An alien touring the galaxy breaks away from her group and meets two young inhabitants of the most dangerous place in the universe: the London suburb of Croydon.
Director: John Cameron Mitchell
Writers: Neil Gaiman, Philippa Goslett (screenplay by), John Cameron Mitchell (screenplay by),
Stars: Elle Fanning, Nicole Kidman, Ruth Wilson
Closed Captioning Available
I want to save you time. If two of the following three terms appeal to you, then you need to keep reading this review: science fiction, weird, and Neil Gaiman. I could tease you further with punk, shape-shifters, and anal probes. From James Cameron Mitchell comes How to Talk to Girls at Parties, based on Gaiman’s short story of the same time.
It’s 1977 during the anarchist punk rock scene in London. Enn (Alex Sharp) and his best mates Vic (Abraham Lewis) and Jonesy (Eddie-Joe Robinson) are your typical angry Brits with a harsh message for authority. As the three escape their oppressive parents in a punk music montage, the crew heads to an underground nightclub for the evening’s anti-authoritarian revelry run by Queen Boadicea (Nicole Kidman) whose stamp of approval can send a band to the next level.
As things do, the night ends in a bar-wide brawl sending Enn and friends searching for the post-fight after party. Lost, the three stumble across an isolated home playing late 70’s electronic music. Greeted by the party’s host Ari Up (Hebe Beardsall), Vic uses his bullshit skills to gain entrance to a party, which can best be described as a mash-up of colorful latex bondage and Cirque du Soliel. The oddness of the guests is quickly dismissed as just a bunch of visiting Americans.
The three split up to explore the house. The party guests divide by similarly themed outfits into “colonies.” What happens to Vic and Jonesy is best kept secret, but the real story follows Enn eavesdropping on one colony where he spots Zan (Elle Fanning).
When Zan breaks off from her colony, Enn follows her, and the two find a secluded location to talk. Zan is so fascinated by Enn and his punk lifestyle that she leaves with Enn to experience the “punk” for herself.

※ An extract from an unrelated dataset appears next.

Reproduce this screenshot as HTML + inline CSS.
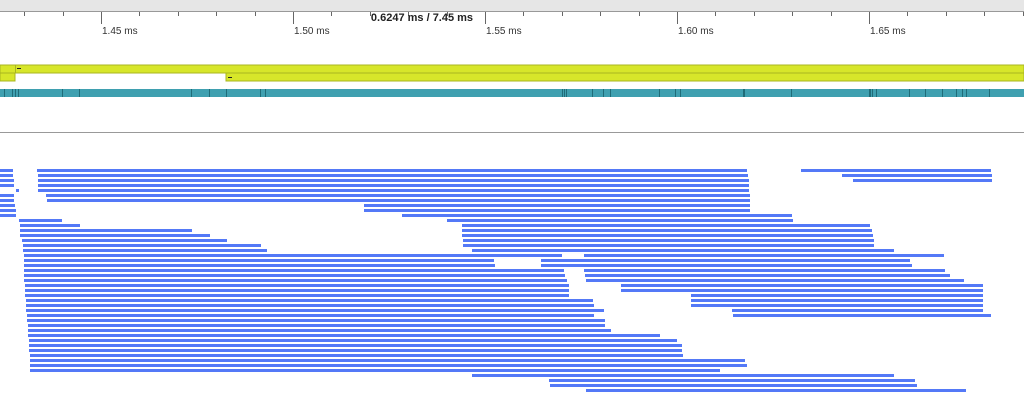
<!DOCTYPE html>
<html><head><meta charset="utf-8"><style>
body{margin:0;width:1024px;height:414px;overflow:hidden;background:#fff;font-family:"Liberation Sans",sans-serif}
svg{display:block}
</style></head><body>
<svg id="c" width="1024" height="414">
<rect x="0" y="0" width="1024" height="11" fill="#e6e6e6"/>
<line x1="0" y1="11.5" x2="1024" y2="11.5" stroke="#999"/>
<g id="axis"></g>
<text x="422" y="21" text-anchor="middle" font-size="11" font-weight="bold" fill="#222">0.6247 ms / 7.45 ms</text>
<g>
<rect x="0" y="65" width="1024" height="8" fill="#d7e62a" stroke="#a8b520" stroke-width="1"/>
<line x1="15.5" y1="65" x2="15.5" y2="73" stroke="#a8b520"/>
<rect x="0" y="73" width="15" height="8" fill="#d7e62a" stroke="#a8b520" stroke-width="1"/>
<rect x="226" y="73" width="798" height="8" fill="#d7e62a" stroke="#a8b520" stroke-width="1"/>
<line x1="17" y1="68.5" x2="21" y2="68.5" stroke="#222"/>
<line x1="228" y1="77.5" x2="232" y2="77.5" stroke="#222"/>
</g>
<rect x="0" y="89" width="1024" height="8" fill="#3fa0b0"/>
<g id="marks"></g>
<line x1="0" y1="132.5" x2="1024" y2="132.5" stroke="#999"/>
<g id="bars"></g>
</svg>
<script>
const tickLabels=["1.45 ms","1.50 ms","1.55 ms","1.60 ms","1.65 ms"];
const tickMs=[1.45,1.50,1.55,1.60,1.65];
const viewStartUs=1423.7;
const rowIdx=[0,0,0,1,1,1,2,2,2,3,3,4,4,5,5,6,6,7,7,8,8,9,9,10,10,11,11,12,12,13,13,14,14,15,15,16,16,17,17,18,18,19,19,20,20,21,21,22,22,23,23,24,24,25,25,26,26,27,27,28,28,29,29,30,31,32,33,34,35,36,37,38,39,40,41,42,43,44];
const startUs=[0,9.6,208.6,0,9.9,219.3,0,9.9,222.1,0,9.9,4.2,9.9,0,12.0,0,12.2,0,94.8,0,94.8,0,104.7,4.9,116.4,5.2,120.3,5.2,120.3,5.2,120.3,5.7,120.6,6.0,120.6,6.0,122.9,6.25,152.1,6.25,140.9,6.25,140.9,6.25,152.1,6.25,152.3,6.25,152.6,6.5,161.7,6.5,161.7,6.5,179.9,6.8,179.9,6.8,179.9,6.8,190.6,7.0,190.9,7.0,7.3,7.3,7.3,7.6,7.6,7.6,7.8,7.8,7.8,7.8,122.9,143.0,143.2,152.6];
const endUs=[3.4,194.5,258.1,3.4,194.8,258.3,3.6,195.1,258.3,3.6,195.1,4.9,195.1,3.6,195.3,3.6,195.3,3.9,195.3,4.2,195.3,4.2,206.25,16.1,206.5,20.8,226.6,50.0,227.1,54.7,227.3,59.1,227.6,68.0,227.6,69.5,232.8,146.4,245.8,128.6,237.0,128.9,237.5,146.9,246.1,147.1,247.4,147.7,251.0,148.2,256.0,148.2,256.0,148.2,256.0,154.4,256.0,154.7,256.0,157.3,256.0,154.7,258.1,157.6,157.6,159.1,171.9,176.3,177.6,177.6,177.9,194.0,194.5,187.5,232.8,238.3,238.8,251.6];
const eventUs=[1,3.1,3.9,4.7,16.1,20.6,49.7,54.4,58.9,67.7,69.0,146.4,146.9,147.4,154.2,157.0,158.9,171.6,175.8,177.1,193.6,193.8,206.0,226.3,226.6,227.1,228.1,236.7,240.9,245.3,248.9,250.5,251.6,257.6];
const NS="http://www.w3.org/2000/svg";
const pxPerUs=3.84;
function x(us){return us*pxPerUs;}
function xMs(ms){return x(ms*1000-viewStartUs);}
function rowY(r){return 169+r*5;}
const axis=document.getElementById('axis');
for(let k=-3;k<30;k++){
  const xx=Math.round(xMs(1.45+k*0.01))+0.5;
  if(xx<0||xx>1024)continue;
  const major=(k%5===0);
  const l=document.createElementNS(NS,'line');
  
  
  l.setAttribute('x1',xx);l.setAttribute('x2',xx);l.setAttribute('y1',12);l.setAttribute('y2',major?24:16);
  l.setAttribute('stroke','#666');
  axis.appendChild(l);
}
tickMs.forEach((m,i)=>{
  const t=document.createElementNS(NS,'text');
  
  
  t.setAttribute('x',Math.round(xMs(m))+1);t.setAttribute('y',34);
  t.setAttribute('font-size','10');t.setAttribute('fill','#333');
  t.textContent=tickLabels[i];
  axis.appendChild(t);
});
const marks=document.getElementById('marks');
eventUs.forEach(u=>{
  const r=document.createElementNS(NS,'rect');
  
  
  r.setAttribute('x',Math.round(x(u)));r.setAttribute('y',89);r.setAttribute('width',1);r.setAttribute('height',8);
  r.setAttribute('fill','#1f6c78');
  marks.appendChild(r);
});
const bars=document.getElementById('bars');
rowIdx.forEach((r,i)=>{
  const b=document.createElementNS(NS,'rect');
  
  
  const x0=Math.round(x(startUs[i])),x1=Math.round(x(endUs[i]));
  b.setAttribute('x',x0);b.setAttribute('y',rowY(r));
  b.setAttribute('width',Math.max(1,x1-x0));b.setAttribute('height',3);
  b.setAttribute('fill','#5479f7');
  bars.appendChild(b);
});
</script>
</body></html>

This is where aliens, teen love, shape-shifting, anal probes and punk music all converge. From the opening moments of How to Talk to Girls at Parties, I kept thinking to myself, “what the hell have I gotten myself into?” From the start, things were hard to follow. I have difficulty sometimes understanding the heavy London accent. Was I going to regret wasting the next 90 minutes of my life?
But everything changed. The film got weird…really weird. Act I of the film is based on Gaiman’s short story, but then screenwriters Philippa Goslett and John Cameron Mitchell expanded the short into a love story of boy meets alien.

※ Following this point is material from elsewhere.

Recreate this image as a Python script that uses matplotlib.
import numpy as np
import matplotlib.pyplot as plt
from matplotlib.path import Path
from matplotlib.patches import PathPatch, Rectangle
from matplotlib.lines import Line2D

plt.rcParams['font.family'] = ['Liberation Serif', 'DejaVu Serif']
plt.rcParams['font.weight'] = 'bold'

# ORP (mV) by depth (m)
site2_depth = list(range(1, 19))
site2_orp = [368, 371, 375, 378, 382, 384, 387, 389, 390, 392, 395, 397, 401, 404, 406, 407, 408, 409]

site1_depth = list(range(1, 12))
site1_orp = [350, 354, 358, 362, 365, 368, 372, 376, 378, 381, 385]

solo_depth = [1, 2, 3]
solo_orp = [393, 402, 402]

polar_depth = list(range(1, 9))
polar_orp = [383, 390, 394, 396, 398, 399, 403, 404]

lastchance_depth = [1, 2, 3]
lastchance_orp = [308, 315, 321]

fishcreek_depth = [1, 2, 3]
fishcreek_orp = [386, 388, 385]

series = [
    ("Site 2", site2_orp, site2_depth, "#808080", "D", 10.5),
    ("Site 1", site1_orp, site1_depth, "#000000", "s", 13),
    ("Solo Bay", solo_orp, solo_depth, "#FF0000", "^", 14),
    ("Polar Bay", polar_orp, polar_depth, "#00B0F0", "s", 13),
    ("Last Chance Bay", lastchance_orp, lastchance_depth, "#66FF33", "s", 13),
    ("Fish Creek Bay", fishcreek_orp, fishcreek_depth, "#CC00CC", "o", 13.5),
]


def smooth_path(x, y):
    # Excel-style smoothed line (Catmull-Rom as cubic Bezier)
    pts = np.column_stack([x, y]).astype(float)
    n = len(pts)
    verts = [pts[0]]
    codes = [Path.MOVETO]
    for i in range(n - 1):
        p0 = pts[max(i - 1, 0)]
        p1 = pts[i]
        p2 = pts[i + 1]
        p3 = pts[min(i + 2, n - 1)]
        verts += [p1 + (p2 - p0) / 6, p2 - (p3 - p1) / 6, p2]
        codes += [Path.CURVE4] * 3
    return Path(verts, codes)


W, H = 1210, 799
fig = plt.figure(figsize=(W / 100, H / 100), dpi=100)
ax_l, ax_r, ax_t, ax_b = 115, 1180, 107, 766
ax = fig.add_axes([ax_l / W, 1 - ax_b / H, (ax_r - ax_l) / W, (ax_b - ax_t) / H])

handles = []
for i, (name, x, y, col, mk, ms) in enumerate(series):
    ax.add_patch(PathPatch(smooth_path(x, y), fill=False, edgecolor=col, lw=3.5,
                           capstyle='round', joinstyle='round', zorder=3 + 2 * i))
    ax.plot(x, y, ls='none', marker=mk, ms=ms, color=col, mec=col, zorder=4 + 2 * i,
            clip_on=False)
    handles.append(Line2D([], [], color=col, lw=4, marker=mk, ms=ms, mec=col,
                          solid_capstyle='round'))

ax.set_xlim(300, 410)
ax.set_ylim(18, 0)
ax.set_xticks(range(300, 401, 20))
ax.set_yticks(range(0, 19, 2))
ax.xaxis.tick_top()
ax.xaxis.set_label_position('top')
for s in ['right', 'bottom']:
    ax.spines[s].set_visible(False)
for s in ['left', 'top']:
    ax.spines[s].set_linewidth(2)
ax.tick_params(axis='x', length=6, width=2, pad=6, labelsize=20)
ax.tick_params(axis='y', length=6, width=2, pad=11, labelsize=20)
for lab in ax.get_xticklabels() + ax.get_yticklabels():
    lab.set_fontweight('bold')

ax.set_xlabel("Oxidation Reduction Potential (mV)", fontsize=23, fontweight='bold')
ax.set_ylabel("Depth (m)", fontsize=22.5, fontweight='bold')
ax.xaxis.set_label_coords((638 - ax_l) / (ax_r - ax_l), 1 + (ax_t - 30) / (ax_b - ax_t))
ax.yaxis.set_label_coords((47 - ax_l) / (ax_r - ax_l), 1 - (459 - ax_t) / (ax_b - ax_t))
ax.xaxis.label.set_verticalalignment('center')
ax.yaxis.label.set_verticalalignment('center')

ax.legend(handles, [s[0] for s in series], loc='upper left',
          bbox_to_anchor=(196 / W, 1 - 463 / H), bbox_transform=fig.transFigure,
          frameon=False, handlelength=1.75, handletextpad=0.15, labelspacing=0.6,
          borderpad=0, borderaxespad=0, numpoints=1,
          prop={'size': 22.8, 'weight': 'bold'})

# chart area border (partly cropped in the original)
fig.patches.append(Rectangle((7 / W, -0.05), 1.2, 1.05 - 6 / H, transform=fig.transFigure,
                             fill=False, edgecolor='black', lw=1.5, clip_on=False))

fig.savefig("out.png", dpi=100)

The sweetness of the curious alien Zan is contrasted by her fellow aliens featuring great and quirky performances from Tom Brooke as Zan’s colony leader PT Waldo, Ruth Wilson as the ever-evolving and sexually curious PT Stella and Matt Lucas in his funniest un-funny role of his career.
Of the humans, Joanna Scanlan gets some of the best laughs as Enn’s mother, who is the embarrassing cool mother of punker. Also, add Nicole Kidman to the list of the film’s great performances. She is surprisingly convincing as the queen of punk music almost to the point that you may not recognize her.

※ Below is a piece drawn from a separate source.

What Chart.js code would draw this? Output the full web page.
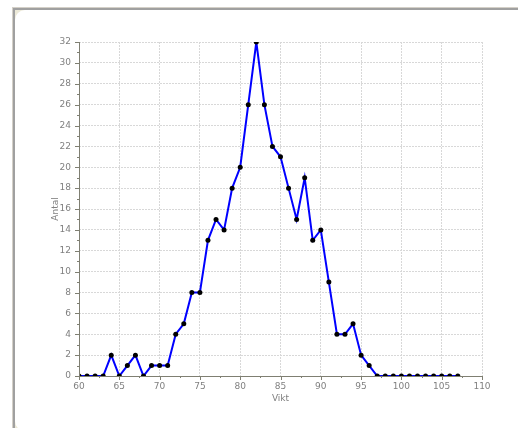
<!DOCTYPE html>
<html>
<head>
<meta charset="utf-8">
<script src="https://cdn.jsdelivr.net/npm/chart.js@4"></script>
<style>
  html, body { margin: 0; padding: 0; background: #ffffff; }
  #wrap { position: absolute; left: 0; top: 0; width: 518px; height: 428px; }
</style>
</head>
<body>
<div id="wrap"><canvas id="chart" width="518" height="428"></canvas></div>
<script>
// weights (Vikt) and counts (Antal)
const vikt = [60, 61, 62, 63, 64, 65, 66, 67, 68, 69, 70, 71, 72, 73, 74, 75, 76, 77, 78, 79,
  80, 81, 82, 83, 84, 85, 86, 87, 88, 89, 90, 91, 92, 93, 94, 95, 96, 97, 98, 99,
  100, 101, 102, 103, 104, 105, 106, 107];
const antal = [0, 0, 0, 0, 2, 0, 1, 2, 0, 1, 1, 1, 4, 5, 8, 8, 13, 15, 14, 18,
  20, 26, 32, 26, 22, 21, 18, 15, 19, 13, 14, 9, 4, 4, 5, 2, 1, 0, 0, 0,
  0, 0, 0, 0, 0, 0, 0, 0];
const xTicks = [60, 65, 70, 75, 80, 85, 90, 95, 100, 105, 110];
const yTicks = [0, 2, 4, 6, 8, 10, 12, 14, 16, 18, 20, 22, 24, 26, 28, 30, 32];

const points = vikt.map((v, i) => ({ x: v, y: antal[i] }));
const labelFont = { family: 'Tahoma, "DejaVu Sans", sans-serif', size: 9 };

// groupbox frame behind everything, axes + titles on top
const framePlugin = {
  id: 'frame',
  beforeDraw(chart) {
    const c = chart.ctx;
    c.save();
    c.fillStyle = '#ffffff';
    c.fillRect(0, 0, 518, 428);
    c.fillStyle = '#d4d0c8';
    c.fillRect(12, 7, 520, 430);
    c.fillStyle = '#a0a0a0';
    c.fillRect(13, 8, 520, 430);
    c.fillStyle = '#ece9d8';
    c.fillRect(15, 10, 520, 430);
    c.fillStyle = '#ffffff';
    c.beginPath();
    c.roundRect(15, 10, 520, 421, 10);
    c.fill();
    c.restore();
  },
  afterDraw(chart) {
    const c = chart.ctx;
    const xs = chart.scales.x, ys = chart.scales.y;
    const left = chart.chartArea.left, bottom = chart.chartArea.bottom;
    c.save();
    c.strokeStyle = '#7f7f72';
    c.lineWidth = 1;
    c.beginPath();
    c.moveTo(left + 0.5, ys.getPixelForValue(32));
    c.lineTo(left + 0.5, bottom + 0.5);
    c.lineTo(xs.getPixelForValue(110), bottom + 0.5);
    for (let v = 0; v <= 32; v++) {
      const y = Math.round(ys.getPixelForValue(v)) + 0.5;
      c.moveTo(left, y);
      c.lineTo(left - (v % 2 === 0 ? 4 : 2), y);
    }
    for (let v = 60; v <= 110; v += 2.5) {
      const x = Math.round(xs.getPixelForValue(v)) + 0.5;
      c.moveTo(x, bottom);
      c.lineTo(x, bottom + (v % 5 === 0 ? 4 : 2));
    }
    c.stroke();

    // axis titles
    c.fillStyle = '#808080';
    c.font = '9px Tahoma, "DejaVu Sans", sans-serif';
    c.textAlign = 'center';
    c.textBaseline = 'middle';
    c.fillText('Vikt', (xs.left + xs.right) / 2, bottom + 23);
    c.translate(left - 23, (ys.top + ys.bottom) / 2);
    c.rotate(-Math.PI / 2);
    c.fillText('Antal', 0, 0);
    c.restore();
  }
};

new Chart(document.getElementById('chart'), {
  type: 'scatter',
  data: {
    datasets: [{
      data: points,
      showLine: true,
      borderColor: '#0000ff',
      borderWidth: 2,
      pointBackgroundColor: '#000000',
      pointBorderColor: '#000000',
      pointRadius: 2.5,
      pointBorderWidth: 0,
      tension: 0
    }]
  },
  options: {
    responsive: false,
    animation: false,
    plugins: { legend: { display: false }, tooltip: { enabled: false } },
    layout: { padding: { left: 0, right: 36, top: 42, bottom: 0 } },
    scales: {
      x: {
        type: 'linear', min: 60, max: 110,
        afterBuildTicks: s => { s.ticks = xTicks.map(v => ({ value: v })); },
        afterFit: s => { s.height = 52; },
        ticks: { color: '#808080', font: labelFont, padding: 5, maxRotation: 0 },
        grid: { color: '#d8d8d8', drawTicks: false, lineWidth: 1 },
        border: { display: false, dash: [2, 1] }
      },
      y: {
        type: 'linear', min: 0, max: 32,
        afterBuildTicks: s => { s.ticks = yTicks.map(v => ({ value: v })); },
        afterFit: s => { s.width = 79; },
        ticks: { color: '#808080', font: labelFont, padding: 8 },
        grid: { color: '#d8d8d8', drawTicks: false, lineWidth: 1 },
        border: { display: false, dash: [2, 1] }
      }
    }
  },
  plugins: [framePlugin]
});
</script>
</body>
</html>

The film’s success rests on Elle Fanning and Alex Sharp’s performance in this tragic love story. It would be cliché to say they have great chemistry, but they do. Elle’s portrayal of the alien Zan is calculated, and consistent.
How to Talk to Girls at Parties is not for everyone, especially those to take their films way too seriously. It is strange, and it is really weird. I can see a lot of people shutting down this film from the get-go, and you won’t convince them otherwise. So don’t try. Think of yourself for once. The story is strung together by brilliantly funny moments that make your effort worthwhile. Now, I’m probably overselling it.
If you’re still on the fence about this films, I suggest grabbing your odd sci-fi friends (you know who they are) and see this film in a theater. The small screen will not do this film justice.